Targeting lignocellulolytic gene clusters in novel Trichoderma atroviride and Trichoderma harzianum strains through bacterial artificial chromosome-guided analysis.

Lignocellulosic biomass is a complex carbon source with recalcitrant properties whose degradation via industrial enzymatic hydrolysis is challenging, directly affecting the cost of reliable energy production. In nature, filamentous fungi, including Trichoderma species, degrade lignocellulose via an arsenal of hydrolytic and oxidative enzymes that act synergistically to process it into soluble sugar monomers. This work explored the genomic content of Trichoderma atroviride and Trichoderma harzianum strains with hydrolytic abilities by identifying regions possessing degradative enzyme-encoding genes, namely, hydrolytic clusters.
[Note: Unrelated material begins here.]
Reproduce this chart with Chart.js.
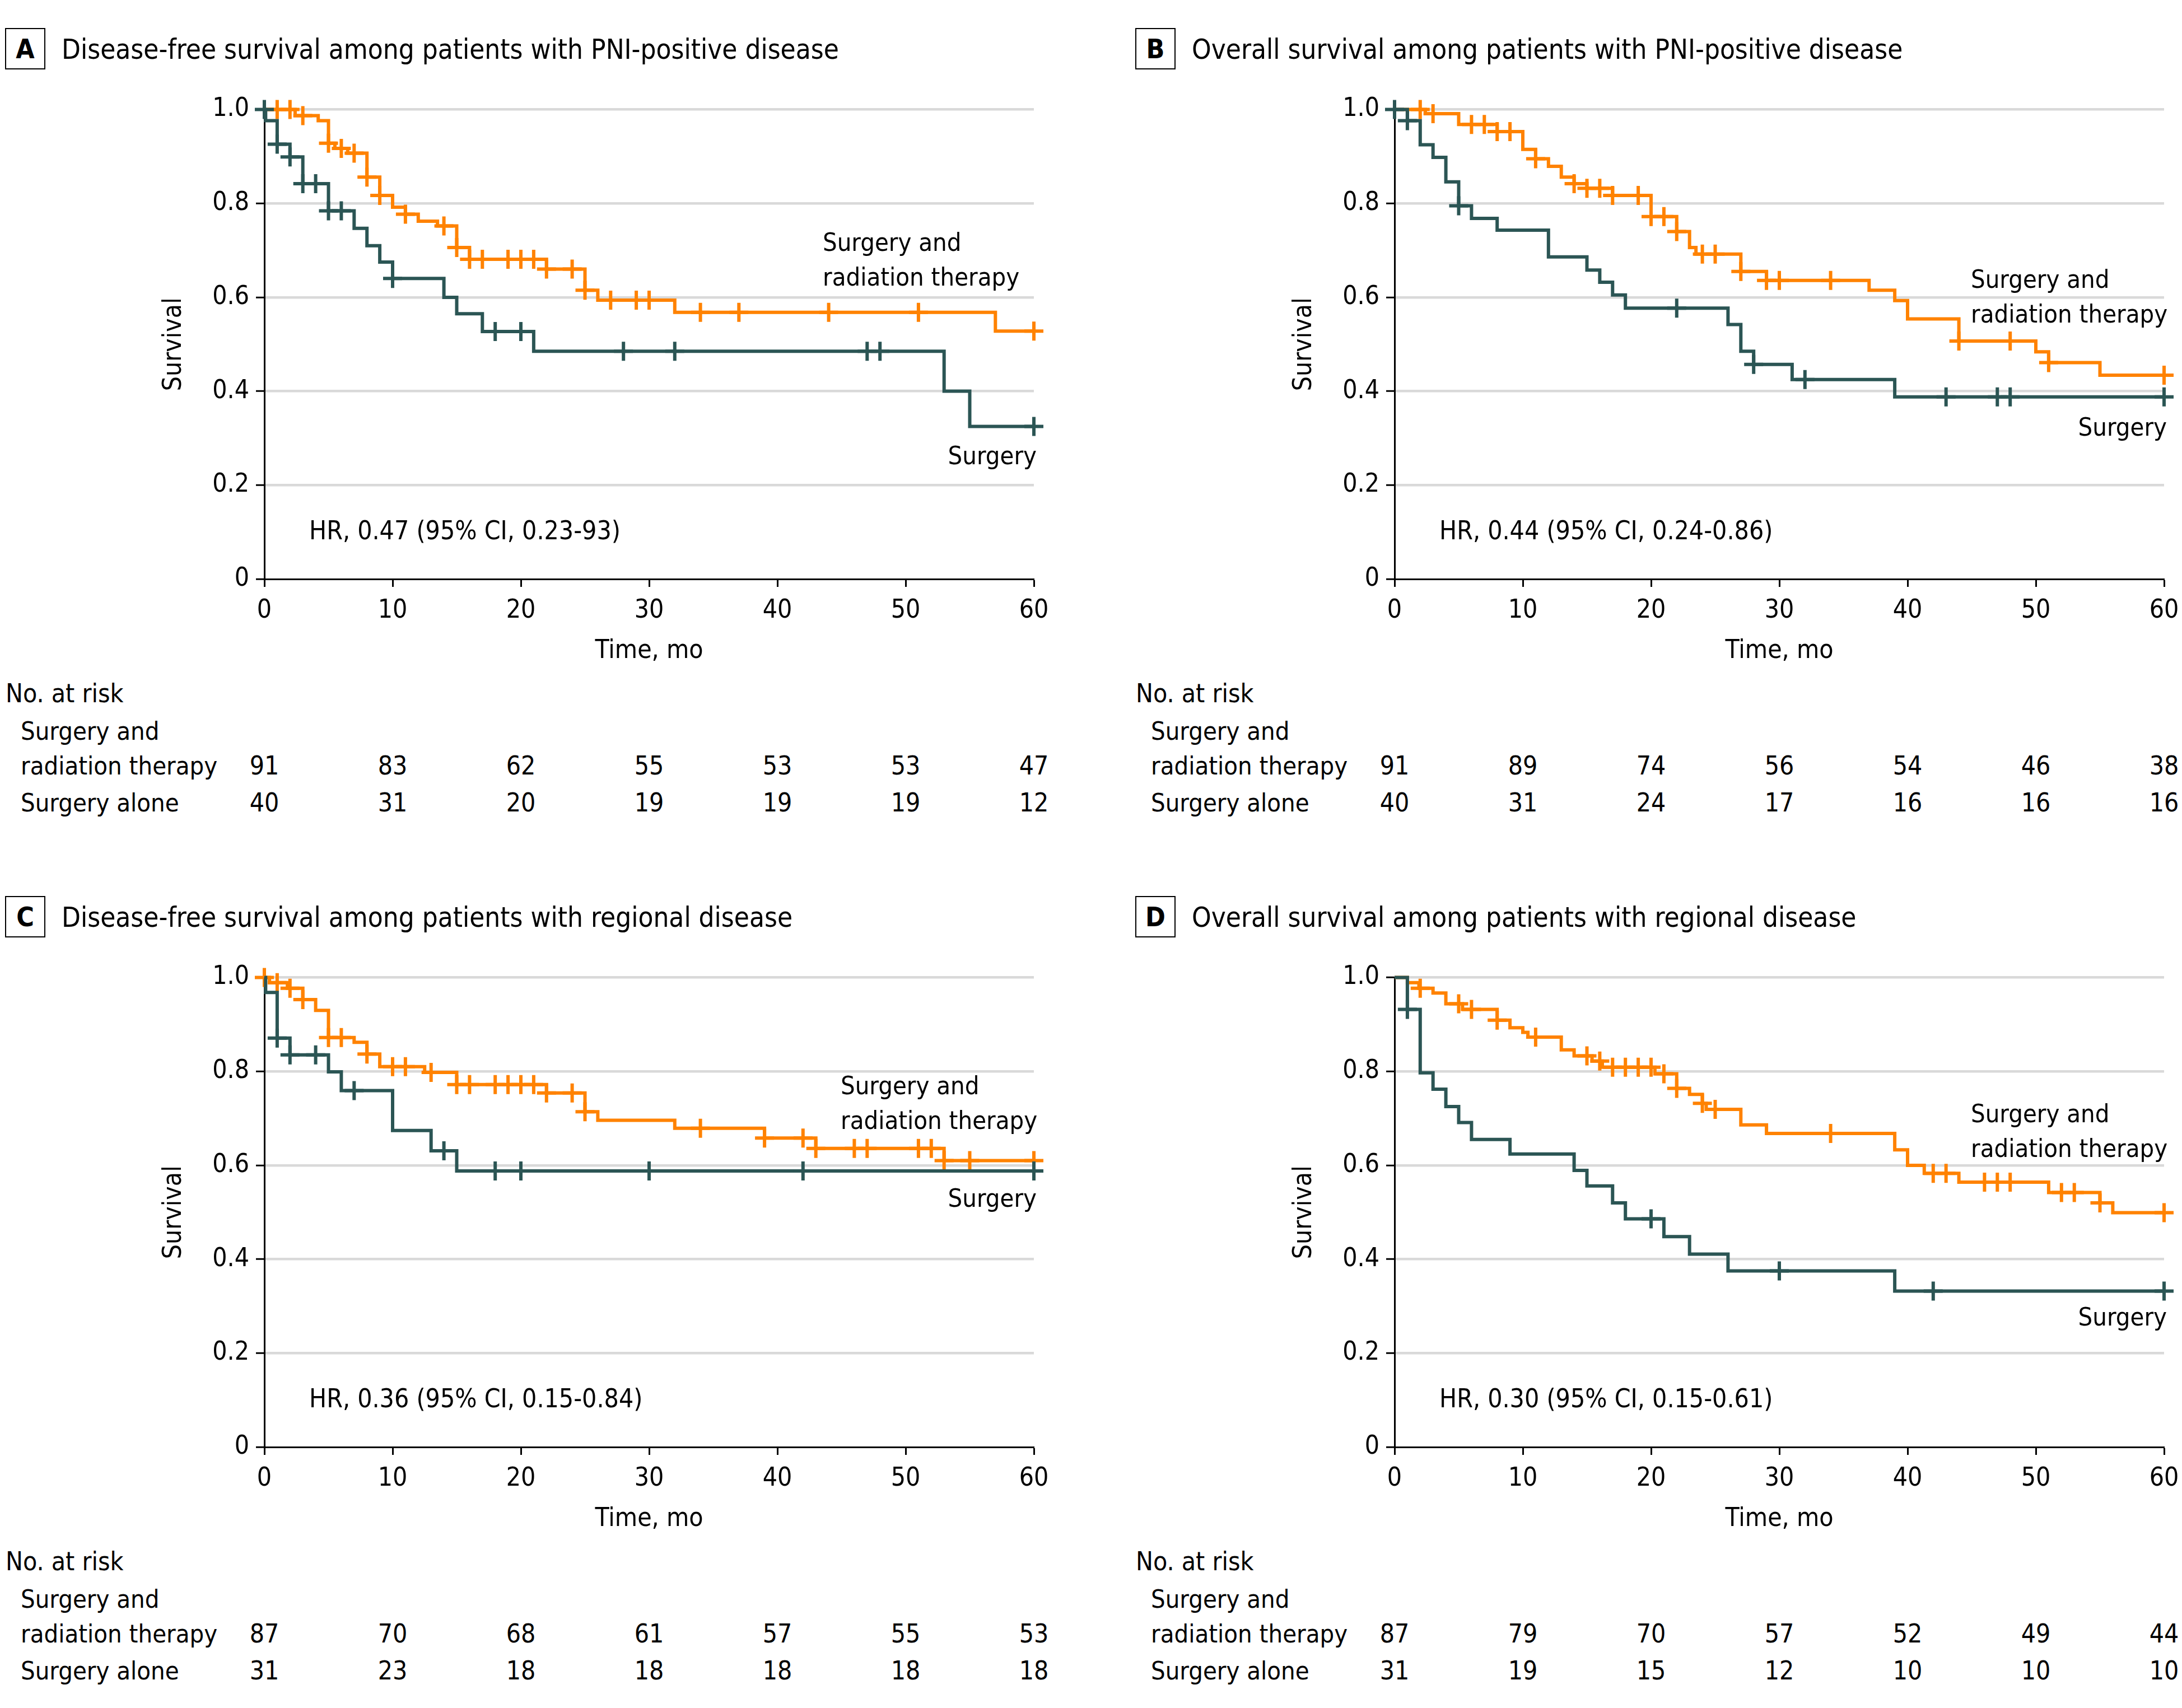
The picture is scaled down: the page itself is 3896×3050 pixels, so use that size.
<!DOCTYPE html>
<html>
<head>
<meta charset="utf-8">
<title>Survival by treatment group</title>
<script src="https://cdn.jsdelivr.net/npm/chart.js@4.4.1/dist/chart.umd.min.js"></script>
<style>
  html, body { margin: 0; padding: 0; background: #fff; }
  body {
    width: 3896px; height: 3050px; position: relative; overflow: hidden;
    font-family: 'DejaVu Sans Condensed', 'DejaVu Sans', sans-serif;
    font-size: 46px; color: #000;
  }
  .panel { position: absolute; width: 1948px; height: 1550px; }
  .txt { position: absolute; white-space: nowrap; line-height: 1; }
  .title { font-size: 49px; }
  .risk { font-size: 45px; }
  .letter {
    position: absolute; left: 9px; top: 50px; width: 72px; height: 74px;
    box-sizing: border-box; border: 2.5px solid #000; font-weight: bold; font-size: 48px;
    display: flex; align-items: center; justify-content: center; line-height: 1;
  }
  canvas { position: absolute; left: 250px; top: 150px; }
</style>
</head>
<body>
<script>
// shared axes
const months = [0, 10, 20, 30, 40, 50, 60];
const survivalTicks = [0, 0.2, 0.4, 0.6, 0.8, 1.0];

// A - disease-free survival, PNI-positive
const aSurgeryTimes = [0.1, 1, 2, 3, 5, 7, 8, 9, 10, 14, 15, 17, 21, 53, 55];
const aSurgerySurv = [0.976, 0.926, 0.899, 0.842, 0.784, 0.747, 0.71, 0.675, 0.64, 0.6, 0.565, 0.527, 0.485, 0.40, 0.325];
const aSurgeryCensored = [0, 1, 2, 3, 4, 5, 6, 10, 18, 20, 28, 32, 47, 48, 60];
const aRadTimes = [2.4, 4.2, 5, 5.5, 6.5, 8, 9, 10, 11, 12, 13.5, 15, 16, 22, 25, 26, 32, 57];
const aRadSurv = [0.987, 0.976, 0.928, 0.917, 0.907, 0.856, 0.817, 0.792, 0.777, 0.762, 0.752, 0.706, 0.681, 0.660, 0.615, 0.594, 0.568, 0.528];
const aRadCensored = [1, 2, 3, 5, 6, 7, 8, 9, 11, 14, 15, 16, 17, 19, 20, 21, 22, 24, 25, 27, 29, 30, 34, 37, 44, 51, 60];
const aRiskRad = [91, 83, 62, 55, 53, 53, 47];
const aRiskSurgery = [40, 31, 20, 19, 19, 19, 12];

// B - overall survival, PNI-positive
const bSurgeryTimes = [1, 2, 3, 4, 5, 6, 8, 12, 15, 16, 17, 18, 26, 27, 28, 31, 39];
const bSurgerySurv = [0.976, 0.925, 0.898, 0.846, 0.795, 0.768, 0.743, 0.686, 0.658, 0.632, 0.605, 0.577, 0.542, 0.485, 0.457, 0.425, 0.388];
const bSurgeryCensored = [0, 1, 5, 22, 28, 32, 43, 47, 48, 60];
const bRadTimes = [2.4, 5, 8, 10, 11, 12, 13, 14, 15, 17, 20, 22, 23, 23.5, 27, 29, 37, 39, 40, 44, 50, 51, 55];
const bRadSurv = [0.991, 0.968, 0.953, 0.915, 0.895, 0.879, 0.856, 0.842, 0.832, 0.817, 0.772, 0.74, 0.706, 0.692, 0.655, 0.636, 0.615, 0.593, 0.554, 0.507, 0.484, 0.461, 0.434];
const bRadCensored = [2, 3, 6, 7, 8, 9, 11, 14, 15, 16, 17, 19, 20, 21, 22, 24, 25, 27, 29, 30, 34, 44, 48, 51, 60];
const bRiskRad = [91, 89, 74, 56, 54, 46, 38];
const bRiskSurgery = [40, 31, 24, 17, 16, 16, 16];

// C - disease-free survival, regional disease
const cSurgeryTimes = [0.1, 1, 2, 5, 6, 10, 13, 15];
const cSurgerySurv = [0.968, 0.871, 0.835, 0.799, 0.759, 0.674, 0.631, 0.588];
const cSurgeryCensored = [1, 2, 4, 7, 14, 18, 20, 30, 42, 60];
const cRadTimes = [0.4, 1.8, 3, 4, 5, 7, 8, 9, 12.5, 15, 22, 25, 26, 32, 39, 43, 53];
const cRadSurv = [0.989, 0.977, 0.953, 0.93, 0.872, 0.862, 0.837, 0.81, 0.798, 0.772, 0.754, 0.714, 0.696, 0.679, 0.658, 0.636, 0.61];
const cRadCensored = [0, 1, 2, 3, 5, 6, 8, 10, 11, 13, 15, 16, 18, 19, 20, 21, 22, 24, 25, 34, 39, 42, 43, 46, 47, 51, 52, 53, 55, 60];
const cRiskRad = [87, 70, 68, 61, 57, 55, 53];
const cRiskSurgery = [31, 23, 18, 18, 18, 18, 18];

// D - overall survival, regional disease
const dSurgeryTimes = [1, 2, 3, 4, 5, 6, 9, 14, 15, 17, 18, 21, 23, 26, 39];
const dSurgerySurv = [0.932, 0.797, 0.762, 0.725, 0.691, 0.655, 0.624, 0.589, 0.556, 0.52, 0.486, 0.448, 0.411, 0.375, 0.332];
const dSurgeryCensored = [1, 20, 30, 42, 60];
const dRadTimes = [1, 1.9, 3, 4, 5.3, 8, 9, 10, 10.4, 13, 14, 15.4, 16.2, 20.3, 22, 23, 24, 24.3, 27, 29, 39, 40, 41.3, 44, 51, 55, 56];
const dRadSurv = [0.989, 0.977, 0.967, 0.944, 0.932, 0.909, 0.893, 0.883, 0.873, 0.846, 0.833, 0.822, 0.809, 0.795, 0.764, 0.751, 0.732, 0.719, 0.686, 0.668, 0.633, 0.6, 0.583, 0.564, 0.542, 0.52, 0.499];
const dRadCensored = [2, 5, 6, 8, 11, 15, 16, 17, 18, 19, 20, 21, 22, 24, 25, 34, 42, 43, 46, 47, 48, 52, 53, 55, 60];
const dRiskRad = [87, 79, 70, 57, 52, 49, 44];
const dRiskSurgery = [31, 19, 15, 12, 10, 10, 10];

const orange = '#ff8200';
const teal = '#2b5554';
const fontFamily = "'DejaVu Sans Condensed', 'DejaVu Sans', sans-serif";
const fontSize = 46;

const panels = [
    { letter: 'A', left: 0, top: 0, title: 'Disease-free survival among patients with PNI-positive disease',
      hr: 'HR, 0.47 (95% CI, 0.23-93)',
      surgery: [aSurgeryTimes, aSurgerySurv, aSurgeryCensored], rad: [aRadTimes, aRadSurv, aRadCensored],
      risk: [aRiskRad, aRiskSurgery], radLabel: [1469, 432], surgLabel: 813 },
    { letter: 'B', left: 2018, top: 0, title: 'Overall survival among patients with PNI-positive disease',
      hr: 'HR, 0.44 (95% CI, 0.24-0.86)',
      surgery: [bSurgeryTimes, bSurgerySurv, bSurgeryCensored], rad: [bRadTimes, bRadSurv, bRadCensored],
      risk: [bRiskRad, bRiskSurgery], radLabel: [1501, 498], surgLabel: 762 },
    { letter: 'C', left: 0, top: 1550, title: 'Disease-free survival among patients with regional disease',
      hr: 'HR, 0.36 (95% CI, 0.15-0.84)',
      surgery: [cSurgeryTimes, cSurgerySurv, cSurgeryCensored], rad: [cRadTimes, cRadSurv, cRadCensored],
      risk: [cRiskRad, cRiskSurgery], radLabel: [1501, 388], surgLabel: 589 },
    { letter: 'D', left: 2018, top: 1550, title: 'Overall survival among patients with regional disease',
      hr: 'HR, 0.30 (95% CI, 0.15-0.61)',
      surgery: [dSurgeryTimes, dSurgerySurv, dSurgeryCensored], rad: [dRadTimes, dRadSurv, dRadCensored],
      risk: [dRiskRad, dRiskSurgery], radLabel: [1501, 438], surgLabel: 801 }
];

function survivalAt(times, surv, t) {
    let s = 1;
    for (let i = 0; i < times.length; i++) {
        if (times[i] <= t) s = surv[i];
    }
    return s;
}

function curvePoints(times, surv) {
    const pts = [{ x: 0, y: 1 }];
    times.forEach((t, i) => pts.push({ x: t, y: surv[i] }));
    pts.push({ x: 60, y: surv[surv.length - 1] });
    return pts;
}

function censorPoints(times, surv, censored) {
    return censored.map(t => ({ x: t, y: survivalAt(times, surv, t) }));
}

function addText(parent, text, x, y, align, cls) {
    const d = document.createElement('div');
    d.className = cls ? 'txt ' + cls : 'txt';
    d.textContent = text;
    d.style.left = x + 'px';
    d.style.top = y + 'px';
    const tx = align === 'right' ? '-100%' : align === 'center' ? '-50%' : '0';
    d.style.transform = 'translate(' + tx + ', -50%)';
    parent.appendChild(d);
    return d;
}

function curveDataset(series, color) {
    return {
        data: curvePoints(series[0], series[1]),
        borderColor: color,
        borderWidth: 6,
        stepped: 'before',
        pointRadius: 0,
        fill: false,
        clip: false
    };
}

function censorDataset(series, color) {
    return {
        data: censorPoints(series[0], series[1], series[2]),
        showLine: false,
        pointStyle: 'cross',
        pointRadius: 17,
        pointBorderWidth: 6,
        pointBorderColor: color,
        pointBackgroundColor: color,
        borderColor: color,
        clip: false
    };
}

function buildPanel(p) {
    const el = document.createElement('div');
    el.className = 'panel';
    el.style.left = p.left + 'px';
    el.style.top = p.top + 'px';
    document.body.appendChild(el);

    const box = document.createElement('div');
    box.className = 'letter';
    box.textContent = p.letter;
    el.appendChild(box);
    addText(el, p.title, 110, 88, 'left', 'title');

    const canvas = document.createElement('canvas');
    canvas.width = 1650;
    canvas.height = 1050;
    el.appendChild(canvas);

    const font = { family: fontFamily, size: fontSize };

    const chart = new Chart(canvas, {
        type: 'line',
        data: {
            datasets: [
                censorDataset(p.surgery, teal),
                curveDataset(p.surgery, teal),
                censorDataset(p.rad, orange),
                curveDataset(p.rad, orange)
            ]
        },
        options: {
            responsive: false,
            animation: false,
            devicePixelRatio: 1,
            layout: { padding: { top: 45.5, right: 54, bottom: 0, left: 0 } },
            plugins: { legend: { display: false }, tooltip: { enabled: false } },
            scales: {
                x: {
                    type: 'linear',
                    min: 0,
                    max: 60,
                    afterBuildTicks: s => { s.ticks = months.map(v => ({ value: v })); },
                    afterFit: s => { s.height = 166; s.paddingLeft = 0; s.paddingRight = 0; },
                    ticks: { color: '#000', font: font, padding: 15, maxRotation: 0, autoSkip: false },
                    grid: { drawOnChartArea: false, drawTicks: true, tickLength: 14, tickColor: '#000', tickWidth: 3 },
                    border: { display: true, color: '#000', width: 3 },
                    title: { display: true, text: 'Time, mo', color: '#000', font: font, padding: { top: 0, bottom: 9 } }
                },
                y: {
                    type: 'linear',
                    min: 0,
                    max: 1,
                    afterBuildTicks: s => { s.ticks = survivalTicks.map(v => ({ value: v })); },
                    afterFit: s => { s.width = 222; s.paddingTop = 0; s.paddingBottom = 0; },
                    ticks: {
                        color: '#000', font: font, padding: 12,
                        callback: v => v === 0 ? '0' : v.toFixed(1)
                    },
                    grid: {
                        color: c => (c.tick && c.tick.value === 0) ? 'rgba(0,0,0,0)' : '#d9d9d9',
                        lineWidth: 4.5, tickLength: 15, tickColor: '#000', tickWidth: 3
                    },
                    border: { display: true, color: '#000', width: 3 },
                    title: { display: true, text: 'Survival', color: '#000', font: font, padding: { top: 33, bottom: 0 } }
                }
            }
        }
    });

    // text inside the plot
    addText(el, p.hr, 552, 947, 'left');
    addText(el, 'Surgery and', p.radLabel[0], p.radLabel[1], 'left', 'risk');
    addText(el, 'radiation therapy', p.radLabel[0], p.radLabel[1] + 62, 'left', 'risk');
    addText(el, 'Surgery', 1851, p.surgLabel, 'right', 'risk');

    // number at risk table
    addText(el, 'No. at risk', 10, 1238, 'left');
    addText(el, 'Surgery and', 37, 1305, 'left', 'risk');
    addText(el, 'radiation therapy', 37, 1367, 'left', 'risk');
    addText(el, 'Surgery alone', 37, 1433, 'left', 'risk');
    const xScale = chart.scales.x;
    months.forEach((m, i) => {
        const x = 250 + xScale.getPixelForValue(m);
        addText(el, String(p.risk[0][i]), x, 1367, 'center');
        addText(el, String(p.risk[1][i]), x, 1433, 'center');
    });
}

panels.forEach(buildPanel);
</script>
</body>
</html>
We employed bacterial artificial chromosome (BAC) methodology to target specific genomic regions and explore their genetic organization, proximal gene context, and gene expression under degradative conditions. With this tool, it was possible to inspect the linear structure and expression profile of target hydrolytic-rich genomic regions. The present work offers a perspective on the organization of genome regions related to carbohydrate metabolism. This study revealed novel genes and genome regions that are positively regulated during cellulose degradation, contributing to elucidating differences in gene organization that potentially impact hydrolysis among Trichoderma species.